The focus group amused me. I was one of those bridge and tunnel people in with the "real" Manhattanites. They are a whole different breed. These people talked about shopping in the overpriced gourmet stores like Dean & DeLuca, where you could pay $3 for an avocado that I can get at a fruit stand for $1.29. These were women who went home after a day's work and made bruschetta, or grilled fish and shrimp. They tried frying chicken in this oil and other types of cooking. All I did, unimaginative little me, was to put it on salad and mop it up with bread (after sprinkling pepper on the oil as it spread across a plate).

The others were much more upscale and conscious of the need to impress their friends. They wouldn't use plastic bottles partly because plastic is bad for the environment, but also because it looks tacky. Only glass bottles for them!

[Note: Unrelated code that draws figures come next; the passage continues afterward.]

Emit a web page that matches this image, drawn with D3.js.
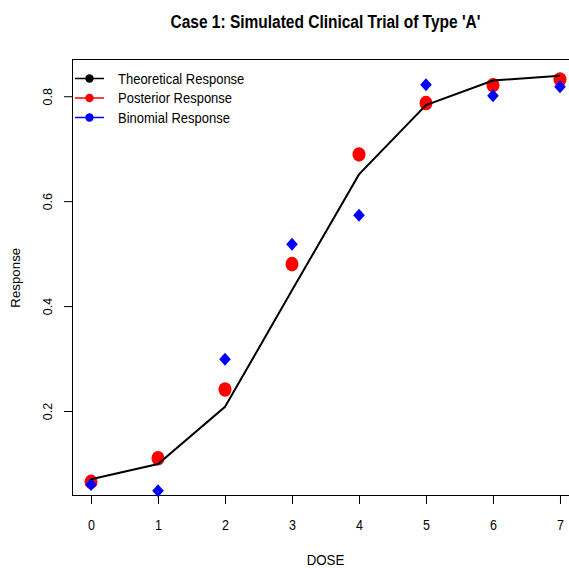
<!DOCTYPE html>
<html><head><meta charset="utf-8">
<script src="https://cdn.jsdelivr.net/npm/d3@7/dist/d3.min.js"></script>
<style>body{margin:0;background:#fff}svg{display:block}text{font-family:"Liberation Sans",Arial,sans-serif}</style>
</head><body>
<script>
const doses = [0,1,2,3,4,5,6,7];
const theoretical = [0.070,0.099,0.208,0.430,0.651,0.783,0.830,0.839];
const posterior = [0.065,0.110,0.241,0.480,0.689,0.787,0.821,0.832];
const binomial = [0.060,0.048,0.2985,0.518,0.573,0.822,0.801,0.818];
const xTicks = [0,1,2,3,4,5,6,7];
const yTicks = [0.2,0.4,0.6,0.8];
const legendLabels = ["Theoretical Response","Posterior Response","Binomial Response"];
const legendColors = ["#000000","#ff0000","#0000ff"];

const W=569,H=568, SY=1.16;
const svg=d3.select("body").append("svg").attr("width",W).attr("height",H);
const L=72, R=579, T=59.5, B=496;
const x=d3.scaleLinear().domain([-0.284,7.284]).range([L,R]);
const y=d3.scaleLinear().domain([0.038,0.870]).range([B,T]);

// box
svg.append("rect").attr("x",L+0.5).attr("y",T).attr("width",R-L).attr("height",B-T-0.5)
  .attr("fill","none").attr("stroke","#000").attr("stroke-width",1);

// x axis
const xa=svg.append("g").attr("transform",`translate(0,${B})`)
  .call(d3.axisBottom(x).tickValues(xTicks).tickSize(8).tickFormat(d3.format("d")));
xa.select(".domain").remove();
xa.selectAll("line").attr("stroke","#000");
xa.selectAll("text").remove();
xa.selectAll(".tick").append("text")
  .attr("transform",`translate(0,34) scale(1,${SY})`)
  .attr("text-anchor","middle").attr("font-size",12.5).attr("fill","#000")
  .text(d=>d3.format("d")(d));

// y axis
const ya=svg.append("g").attr("transform",`translate(${L},0)`)
  .call(d3.axisLeft(y).tickValues(yTicks).tickSize(8).tickFormat(d3.format(".1f")));
ya.select(".domain").remove();
ya.selectAll("line").attr("stroke","#000");
ya.selectAll("text").remove();
ya.selectAll(".tick").append("text")
  .attr("transform","translate(-20,0) rotate(-90)")
  .attr("text-anchor","middle").attr("font-size",12.5).attr("fill","#000")
  .text(d=>d3.format(".1f")(d));

// labels
svg.append("text").attr("transform",`translate(${(L+R)/2},28) scale(1,${SY})`).attr("text-anchor","middle")
  .attr("font-size",15.5).attr("font-weight","bold").text("Case 1: Simulated Clinical Trial of Type 'A'");
svg.append("text").attr("transform",`translate(${(L+R)/2},565) scale(1,${SY})`).attr("text-anchor","middle")
  .attr("font-size",13.3).text("DOSE");
svg.append("text").attr("transform",`translate(20,${(T+B)/2}) rotate(-90)`).attr("text-anchor","middle")
  .attr("font-size",13.3).text("Response");

// posterior points
svg.append("g").selectAll("ellipse").data(doses).join("ellipse")
  .attr("cx",(d)=>x(d)).attr("cy",(d,i)=>y(posterior[i])).attr("rx",6.5).attr("ry",7.3).attr("fill","#ff0000");
// binomial diamonds
svg.append("g").selectAll("path").data(doses).join("path")
  .attr("transform",(d,i)=>`translate(${x(d)},${y(binomial[i])})`)
  .attr("d","M0,-6.5L5.8,0L0,6.5L-5.8,0Z").attr("fill","#0000ff");
// theoretical line
svg.append("path").datum(doses)
  .attr("d",d3.line().x(d=>x(d)).y((d,i)=>y(theoretical[i])))
  .attr("fill","none").attr("stroke","#000").attr("stroke-width",2);

// legend
const lg=svg.append("g");
legendLabels.forEach((lab,i)=>{
  const yy=78.5+i*19.5;
  lg.append("line").attr("x1",75).attr("x2",104).attr("y1",yy).attr("y2",yy)
    .attr("stroke",legendColors[i]).attr("stroke-width",1.5);
  lg.append("circle").attr("cx",89.5).attr("cy",yy).attr("r",4.2).attr("fill",legendColors[i]);
  lg.append("text").attr("transform",`translate(118,${yy+5.3}) scale(1,${SY})`).attr("font-size",13).text(lab);
});
</script>
</body></html>
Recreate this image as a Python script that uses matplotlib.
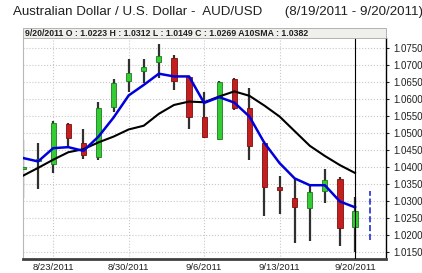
import matplotlib
matplotlib.use("Agg")
import matplotlib.pyplot as plt
from matplotlib.patches import Rectangle
import numpy as np

plt.rcParams["font.family"] = ["Liberation Sans", "DejaVu Sans"]

# AUD/USD daily candles, 8/19/2011 - 9/20/2011
dates = ["8/19", "8/22", "8/23", "8/24", "8/25", "8/26", "8/29", "8/30",
         "8/31", "9/1", "9/2", "9/5", "9/6", "9/7", "9/8", "9/9", "9/12",
         "9/13", "9/14", "9/15", "9/16", "9/19", "9/20"]
opens = [1.0393, 1.0418, 1.0409, 1.0526, 1.0470, 1.0430, 1.0577, 1.0654,
         1.0682, 1.0707, 1.0720, 1.0664, 1.0548, 1.0482, 1.0658, 1.0574,
         1.0470, 1.0342, 1.0308, 1.0279, 1.0330, 1.0364, 1.0223]
highs = [1.0479, 1.0470, 1.0536, 1.0529, 1.0511, 1.0592, 1.0659, 1.0717,
         1.0717, 1.0762, 1.0729, 1.0666, 1.0619, 1.0652, 1.0661, 1.0631,
         1.0475, 1.0374, 1.0367, 1.0347, 1.0394, 1.0369, 1.0312]
lows = [1.0309, 1.0335, 1.0383, 1.0458, 1.0423, 1.0419, 1.0560, 1.0619,
        1.0648, 1.0661, 1.0626, 1.0511, 1.0484, 1.0480, 1.0566, 1.0421,
        1.0254, 1.0262, 1.0177, 1.0183, 1.0293, 1.0166, 1.0149]
closes = [1.0401, 1.0422, 1.0530, 1.0484, 1.0435, 1.0573, 1.0646, 1.0677,
          1.0693, 1.0726, 1.0654, 1.0546, 1.0489, 1.0651, 1.0573, 1.0460,
          1.0340, 1.0333, 1.0281, 1.0325, 1.0362, 1.0220, 1.0269]
# short moving average (blue) and A10SMA (black)
fast_ma = [1.0426, 1.0416, 1.0455, 1.0458, 1.0447, 1.0489, 1.0545, 1.0610,
           1.0641, 1.0674, 1.0666, 1.0666, 1.0588, 1.0605, 1.0589, 1.0548,
           1.0470, 1.0411, 1.0366, 1.0346, 1.0346, 1.0298, 1.0281]
sma10 = [1.0374, 1.0397, 1.0421, 1.0443, 1.0452, 1.0472, 1.0489, 1.0510,
         1.0521, 1.0556, 1.0582, 1.0592, 1.0590, 1.0607, 1.0622, 1.0609,
         1.0580, 1.0548, 1.0505, 1.0462, 1.0432, 1.0405, 1.0382]
# next-day range marker (blue dashed)
proj_low, proj_high = 1.0185, 1.0330
yticks = [1.0150, 1.0200, 1.0250, 1.0300, 1.0350, 1.0400, 1.0450, 1.0500,
          1.0550, 1.0600, 1.0650, 1.0700, 1.0750]
xtick_idx = [2, 7, 12, 17, 22]

fig = plt.figure(figsize=(4.22, 2.73), dpi=100)
ax = fig.add_axes([23 / 422, 14 / 273, 363 / 422, 221 / 273])

x = np.arange(len(dates))
o = np.array(opens)
c = np.array(closes)
up = c >= o

ax.vlines(x, lows, highs, color="#303030", lw=1.6, zorder=2)
bottoms = np.minimum(o, c)
heights = np.maximum(np.abs(c - o), 0.0002)
ax.bar(x[up], heights[up], bottom=bottoms[up], width=0.34,
       color="#33cc33", edgecolor="#1f7a1f", lw=0.6, zorder=3)
ax.bar(x[~up], heights[~up], bottom=bottoms[~up], width=0.34,
       color="#c41e1e", edgecolor="#7a1010", lw=0.6, zorder=3)

ax.plot(x, sma10, color="black", lw=1.5, zorder=4)
ax.plot(x, fast_ma, color="#0000dd", lw=1.8, zorder=5)

ax.vlines(len(dates), proj_low, proj_high, color="#2030d0", lw=1.2,
          linestyles="--", zorder=4)
ax.axvline(len(dates) - 1, color="black", lw=0.8, zorder=6)

ax.set_xlim(0, 24.05)
ax.set_ylim(1.0129, 1.0779)

ax.set_yticks(yticks)
ax.set_yticklabels([f"{v:.4f}" for v in yticks])
ax.yaxis.tick_right()
ax.set_xticks(xtick_idx)
ax.set_xticklabels([dates[i] + "/2011" for i in xtick_idx])
ax.tick_params(axis="y", labelsize=7, length=2, pad=3, colors="#202020")
ax.tick_params(axis="x", labelsize=6.8, length=0, pad=3, colors="#202020")

ax.grid(True, color="#c8c8c8", linestyle=":", lw=0.8)
ax.set_axisbelow(True)

ax.spines["top"].set_visible(False)
ax.spines["left"].set_color("#b8b8b8")
ax.spines["left"].set_linewidth(0.8)
ax.spines["right"].set_color("black")
ax.spines["right"].set_linewidth(1.0)
ax.spines["bottom"].set_color("#404040")
ax.spines["bottom"].set_linewidth(2.0)

# info box above the plot
box = Rectangle((23 / 422, 235 / 273), 363 / 422, 10 / 273,
                transform=fig.transFigure, facecolor="#efefeb",
                edgecolor="#a8a8a8", lw=0.6)
fig.patches.append(box)
info = (f"{dates[-1]}/2011 O : {opens[-1]:.4f} H : {highs[-1]:.4f} "
        f"L : {lows[-1]:.4f} C : {closes[-1]:.4f} A10SMA : {sma10[-1]:.4f}")
fig.text(25 / 422, 240 / 273, info, fontsize=6.3, fontweight="bold",
         va="center", ha="left", color="#202020")

fig.text(13 / 422, 261 / 273,
         "Australian Dollar / U.S. Dollar -  AUD/USD      (8/19/2011 - 9/20/2011)",
         fontsize=9.6, va="center", ha="left", color="#202020")

fig.savefig("out.png", dpi=100)
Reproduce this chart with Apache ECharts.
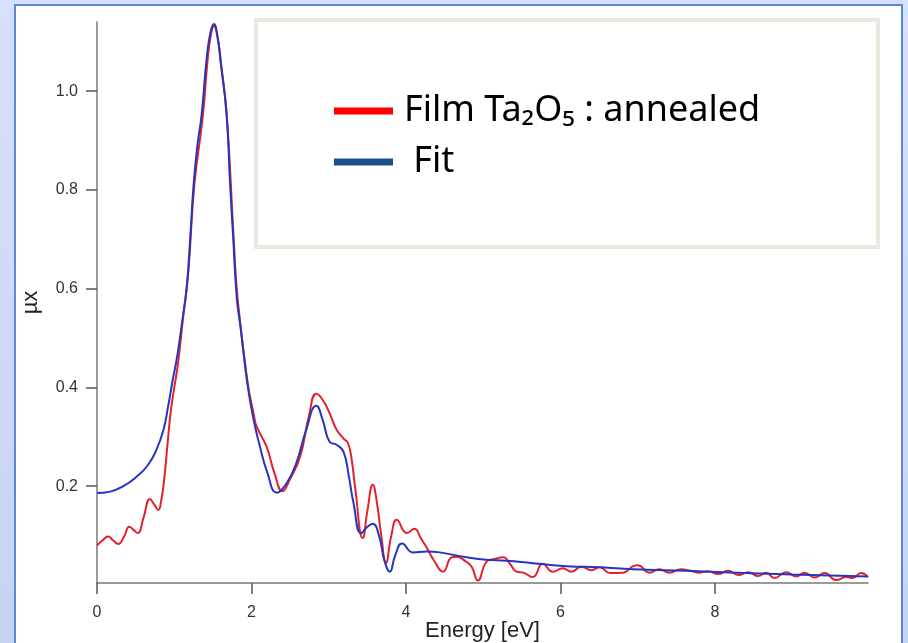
<!DOCTYPE html>
<html>
<head>
<meta charset="utf-8">
<script src="https://cdn.jsdelivr.net/npm/echarts@6/dist/echarts.min.js"></script>
<style>
  html, body { margin: 0; padding: 0; background: #fff; }
  #main { width: 908px; height: 643px; }
</style>
</head>
<body>
<div id="main"></div>
<script>
// measured film (red) curve: energy [eV] and mu x
var filmEnergy = [0.00, 0.07, 0.146, 0.21, 0.276, 0.35, 0.418, 0.47, 0.526, 0.60, 0.686, 0.74, 0.793, 0.83, 0.87, 0.91, 0.95, 0.99, 1.05,
  1.12, 1.18, 1.26, 1.37, 1.43, 1.47, 1.514, 1.56, 1.61, 1.68, 1.77, 1.82, 1.95, 2.03, 2.066, 2.195, 2.30, 2.40, 2.50, 2.63, 2.74,
  2.84, 2.92, 3.01, 3.10, 3.19, 3.25, 3.30, 3.34, 3.44, 3.50, 3.57, 3.62, 3.68, 3.74, 3.81, 3.88, 4.01, 4.11, 4.19, 4.27, 4.36,
  4.48, 4.59, 4.65, 4.78, 4.85, 4.93, 5.04, 5.13, 5.26, 5.34, 5.43, 5.52, 5.64, 5.77, 5.90, 6.03, 6.14, 6.27, 6.40, 6.51, 6.64,
  6.81, 6.94, 7.00, 7.15, 7.28, 7.41, 7.56, 7.68, 7.80, 7.91, 8.04, 8.17, 8.30, 8.43, 8.56, 8.66, 8.77, 8.92, 9.05, 9.16, 9.29,
  9.42, 9.57, 9.70, 9.78, 9.89, 9.98];
var filmMu = [0.080, 0.090, 0.098, 0.090, 0.083, 0.098, 0.118, 0.112, 0.105, 0.135, 0.174, 0.163, 0.152, 0.170, 0.215, 0.280, 0.345, 0.390, 0.450,
  0.550, 0.630, 0.810, 0.950, 1.060, 1.110, 1.132, 1.110, 1.050, 0.950, 0.700, 0.580, 0.410, 0.345, 0.321, 0.280, 0.225, 0.190, 0.215, 0.260, 0.340,
  0.387, 0.375, 0.348, 0.315, 0.297, 0.287, 0.250, 0.199, 0.095, 0.150, 0.203, 0.170, 0.100, 0.045, 0.100, 0.132, 0.105, 0.114, 0.095, 0.075, 0.050,
  0.027, 0.056, 0.057, 0.047, 0.037, 0.009, 0.047, 0.052, 0.056, 0.044, 0.027, 0.025, 0.016, 0.043, 0.027, 0.034, 0.027, 0.037, 0.030, 0.036, 0.024,
  0.025, 0.038, 0.040, 0.025, 0.032, 0.025, 0.032, 0.029, 0.025, 0.028, 0.022, 0.029, 0.020, 0.026, 0.018, 0.025, 0.014, 0.026, 0.017, 0.025, 0.015,
  0.024, 0.010, 0.016, 0.014, 0.024, 0.016];

// fit (blue) curve
var fitEnergy = [0.00, 0.17, 0.34, 0.51, 0.66, 0.77, 0.86, 0.92, 0.98, 1.04, 1.10, 1.16, 1.21, 1.25, 1.30, 1.354, 1.42, 1.47, 1.514, 1.56,
  1.60, 1.678, 1.72, 1.764, 1.81, 1.86, 1.94, 2.02, 2.11, 2.20, 2.33, 2.45, 2.58, 2.70, 2.84, 2.92, 3.01, 3.10, 3.19, 3.26, 3.32,
  3.42, 3.50, 3.57, 3.65, 3.72, 3.79, 3.86, 3.95, 4.09, 4.27, 4.44, 4.78, 5.04, 5.30, 5.64, 6.08, 6.51, 6.94, 7.93, 9.00, 9.98];
var fitMu = [0.186, 0.189, 0.200, 0.219, 0.243, 0.274, 0.314, 0.361, 0.415, 0.465, 0.530, 0.600, 0.710, 0.810, 0.890, 0.952, 1.067, 1.120, 1.136, 1.110,
  1.060, 0.952, 0.820, 0.700, 0.580, 0.520, 0.415, 0.340, 0.280, 0.230, 0.187, 0.205, 0.247, 0.310, 0.363, 0.335, 0.290, 0.284, 0.270, 0.220, 0.166,
  0.105, 0.118, 0.124, 0.100, 0.050, 0.027, 0.060, 0.084, 0.066, 0.068, 0.066, 0.056, 0.051, 0.049, 0.044, 0.038, 0.036, 0.032, 0.027, 0.021, 0.017];

var xTicks = [0, 2, 4, 6, 8];
var yTicks = [0.2, 0.4, 0.6, 0.8, 1.0];

function pairs(xs, ys) {
  return xs.map(function (x, i) { return [x, ys[i]]; });
}

var chart = echarts.init(document.getElementById('main'));

var axisFont = { fontFamily: 'Liberation Sans, Arial, sans-serif', fontSize: 16, color: '#333' };

var option = {
  animation: false,
  backgroundColor: '#fff',
  graphic: [
    {
      type: 'rect', z: -20, silent: true,
      shape: { x: 0, y: 0, width: 908, height: 643 },
      style: { fill: new echarts.graphic.LinearGradient(0, 0, 0, 1, [
        { offset: 0, color: '#d6e0fc' }, { offset: 1, color: '#c7d3f3' }]) }
    },
    {
      type: 'rect', z: -19, silent: true,
      shape: { x: 15, y: 5, width: 887, height: 650 },
      style: { fill: '#fff', stroke: '#5b89d3', lineWidth: 2 }
    },
    {
      type: 'rect', z: -18, silent: true,
      shape: { x: 256, y: 20, width: 622, height: 227 },
      style: { fill: '#fff', stroke: '#ebe8df', lineWidth: 4 }
    }
  ],
  grid: { left: 97, right: 40, top: 22, bottom: 60, outerBoundsMode: 'none' },
  legend: {
    orient: 'vertical',
    left: 334,
    top: 93,
    padding: 0,
    itemGap: 15,
    itemWidth: 59,
    itemHeight: 7,
    icon: 'rect',
    data: [
      { name: 'Film', itemStyle: { color: '#ff0000' } },
      { name: 'Fit', itemStyle: { color: '#1f4e8c' } }
    ],
    formatter: function (name) {
      return name === 'Fit' ? ' Fit' : 'Film Ta\u2082O\u2085 : annealed';
    },
    textStyle: { fontFamily: '"Noto Sans", "Open Sans", sans-serif', fontSize: 36, color: '#000', padding: [0, 0, 0, 6] }
  },
  xAxis: {
    type: 'value',
    min: 0,
    max: 9.98,
    name: 'Energy [eV]',
    nameLocation: 'middle',
    nameGap: 37,
    nameMoveOverlap: false,
    nameTextStyle: { fontFamily: 'Liberation Sans, Arial, sans-serif', fontSize: 22, color: '#222' },
    axisLine: { lineStyle: { color: '#7a7a7a', width: 1.5 } },
    axisTick: { show: true, length: 11, customValues: xTicks, lineStyle: { color: '#555', width: 1.5 } },
    axisLabel: Object.assign({ margin: 22, customValues: xTicks }, axisFont),
    splitLine: { show: false }
  },
  yAxis: {
    type: 'value',
    min: 0.004,
    max: 1.14,
    name: '\u00b5x',
    nameLocation: 'middle',
    nameGap: 55,
    nameMoveOverlap: false,
    nameTextStyle: { fontFamily: 'Liberation Sans, Arial, sans-serif', fontSize: 22, color: '#222' },
    axisLine: { show: true, lineStyle: { color: '#7a7a7a', width: 1.5 } },
    axisTick: { show: true, length: 11, customValues: yTicks, lineStyle: { color: '#555', width: 1.5 } },
    axisLabel: Object.assign({
      margin: 19, customValues: yTicks,
      formatter: function (v) { return v.toFixed(1); }
    }, axisFont),
    splitLine: { show: false }
  },
  series: [
    {
      name: 'Film', type: 'line', data: pairs(filmEnergy, filmMu),
      smooth: 0.5, showSymbol: false,
      lineStyle: { color: '#e3222b', width: 2 }, itemStyle: { color: '#e3222b' }
    },
    {
      name: 'Fit', type: 'line', data: pairs(fitEnergy, fitMu),
      smooth: 0.5, showSymbol: false,
      lineStyle: { color: '#2535bf', width: 2 }, itemStyle: { color: '#2535bf' }
    }
  ]
};

chart.setOption(option);
</script>
</body>
</html>
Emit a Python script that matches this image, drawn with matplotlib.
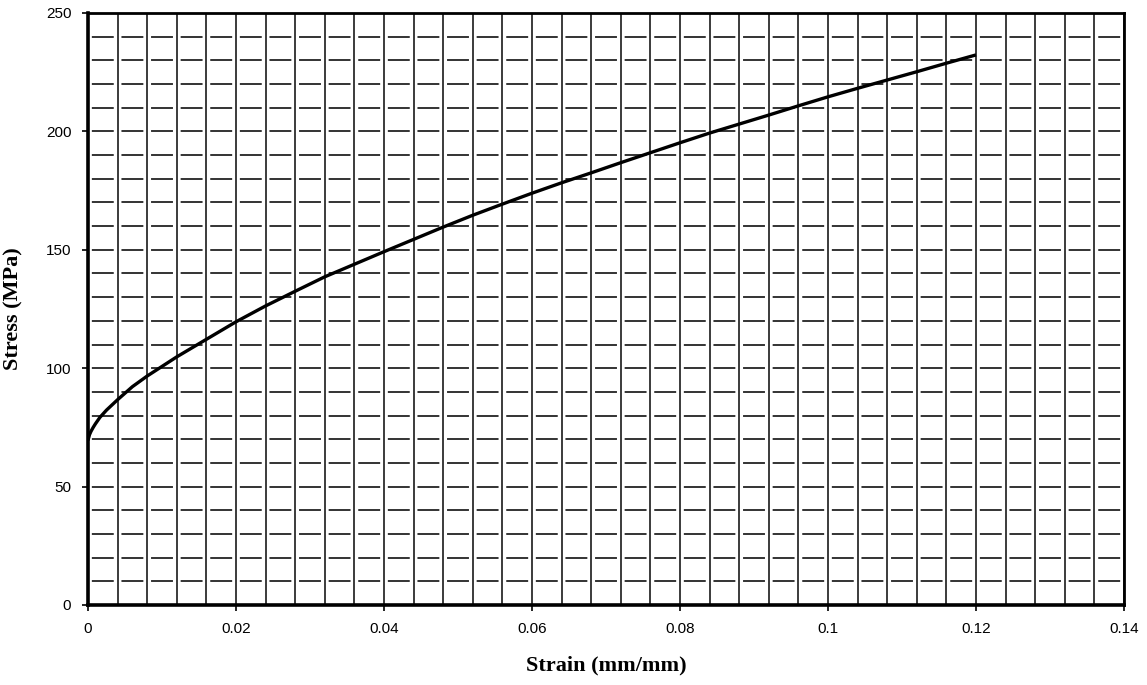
import numpy as np
import matplotlib.pyplot as plt
from matplotlib.ticker import MultipleLocator

# values
strain = [0.0, 0.0002, 0.0004, 0.0007, 0.001, 0.0016, 0.0025, 0.004, 0.006,
          0.008, 0.012, 0.016, 0.020, 0.024, 0.028,
          0.032, 0.036, 0.040, 0.044, 0.048, 0.052, 0.056, 0.060, 0.064, 0.068,
          0.072, 0.076, 0.080, 0.084, 0.088, 0.092, 0.096, 0.100, 0.104, 0.108,
          0.112, 0.116, 0.120]
stress = [69.5, 71.9, 73.3, 75.0, 76.5, 79.2, 82.3, 86.7, 92.2,
          96.7, 104.8, 112.2, 119.6, 126.3, 132.5,
          138.6, 143.9, 149.2, 154.4, 159.6, 164.6, 169.3, 173.9, 178.3, 182.5,
          186.8, 191.0, 195.2, 199.3, 203.1, 206.9, 210.8, 214.6, 218.2, 221.7,
          225.2, 228.8, 232.3]

xticks = [0, 0.02, 0.04, 0.06, 0.08, 0.1, 0.12, 0.14]
xticklabels = ['0', '0.02', '0.04', '0.06', '0.08', '0.1', '0.12', '0.14']
yticks = [0, 50, 100, 150, 200, 250]

plt.rcParams['lines.scale_dashes'] = False

W, H = 11.47, 6.85
fig = plt.figure(figsize=(W, H), dpi=100)
left, right, bottom, top = 88 / 1147, 1124 / 1147, 80 / 685, 672 / 685
ax = fig.add_axes([left, bottom, right - left, top - bottom])

ax.set_xlim(0, 0.14)
ax.set_ylim(0, 250)

# grid: solid verticals every 0.004, dashed horizontals every 10
ax.xaxis.set_minor_locator(MultipleLocator(0.004))
ax.yaxis.set_minor_locator(MultipleLocator(10))
ax.grid(True, which='both', axis='x', color='#1a1a1a', linewidth=1.2)

cell_pt = (right - left) * W * 72 / 35
dash_on = cell_pt * 0.74
dash_off = cell_pt - dash_on
ax.grid(True, which='both', axis='y', color='#111111', linewidth=1.2,
        linestyle=(dash_on + dash_off / 2, (dash_on, dash_off)))
ax.set_axisbelow(True)

ax.plot(strain, stress, color='black', linewidth=2.4, solid_capstyle='butt')

ax.set_xticks(xticks)
ax.set_xticklabels(xticklabels)
ax.set_yticks(yticks)
ax.tick_params(which='major', direction='out', length=4, width=1.2,
               labelsize=11, pad=8)
ax.tick_params(which='minor', length=0)
for lab in ax.get_xticklabels() + ax.get_yticklabels():
    lab.set_fontfamily('Liberation Sans')

for side in ['left', 'bottom']:
    ax.spines[side].set_linewidth(2.6)
for side in ['top', 'right']:
    ax.spines[side].set_linewidth(2.0)

ax.set_xlabel('Strain (mm/mm)', fontsize=16, fontweight='bold',
              fontfamily='Liberation Serif', labelpad=14)
ax.set_ylabel('Stress (MPa)', fontsize=16, fontweight='bold',
              fontfamily='Liberation Serif', labelpad=16)

fig.savefig('out.png', dpi=100)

I was the one person in favor of plastic because it doesn't break as easily and I live in a family of clutzes who drop bottles with alarming regularity.

They knew what extra virgin and "cold press" or "first press" meant. Listening to this was an education but to some extent I found it an education in food snobbery. Only extra virgin was worth buying. Lesser brands were all right in an ordinary supermarket, but the better brands belonged in a D'Agostino's or in the very trendy gourmet boutiques. People agreed that this unknown brand should be in the gourmet boutiques and named some outrageously high prices for a standard sized bottle.

We learned that the brand is Patagonia and that it is going to be marketed as an ecologically friendly olive oil, coming from unspoiled Patagonia. But one woman whom I found particularly snooty didn't like the slogan: said it was "too easy." They showed us two labels. I liked the blue label better but many other women there preferred the plainish offwhite label that looked boring to me. It was also practically illegible. Also, European foods were much better than American; Americans have no real standards about how food is prepared.

Right, that's why the foreign imports of flu vaccine were found to be ineffective because of bad handling and I had to get a second flu shot this past winter. The American system of monitoring food and drugs is flawed, but so is the European, but I guess these snobs would rather think that America is bad and all things foreign are much better.

I had a fun time discussing the olive oil and I certainly was quite happy to collect my $125 at the end of the session. It was also very amusing watching the trendy crowd, the upscale types who really would discuss Hemingway at a wine and cheese (and olive oil) party do their thing. I went home happy that I am not in that crowd and that I am down to earth enough to simply eat what I like without worrying about what people think of me for my food choices or the type of packaging those food choices come in.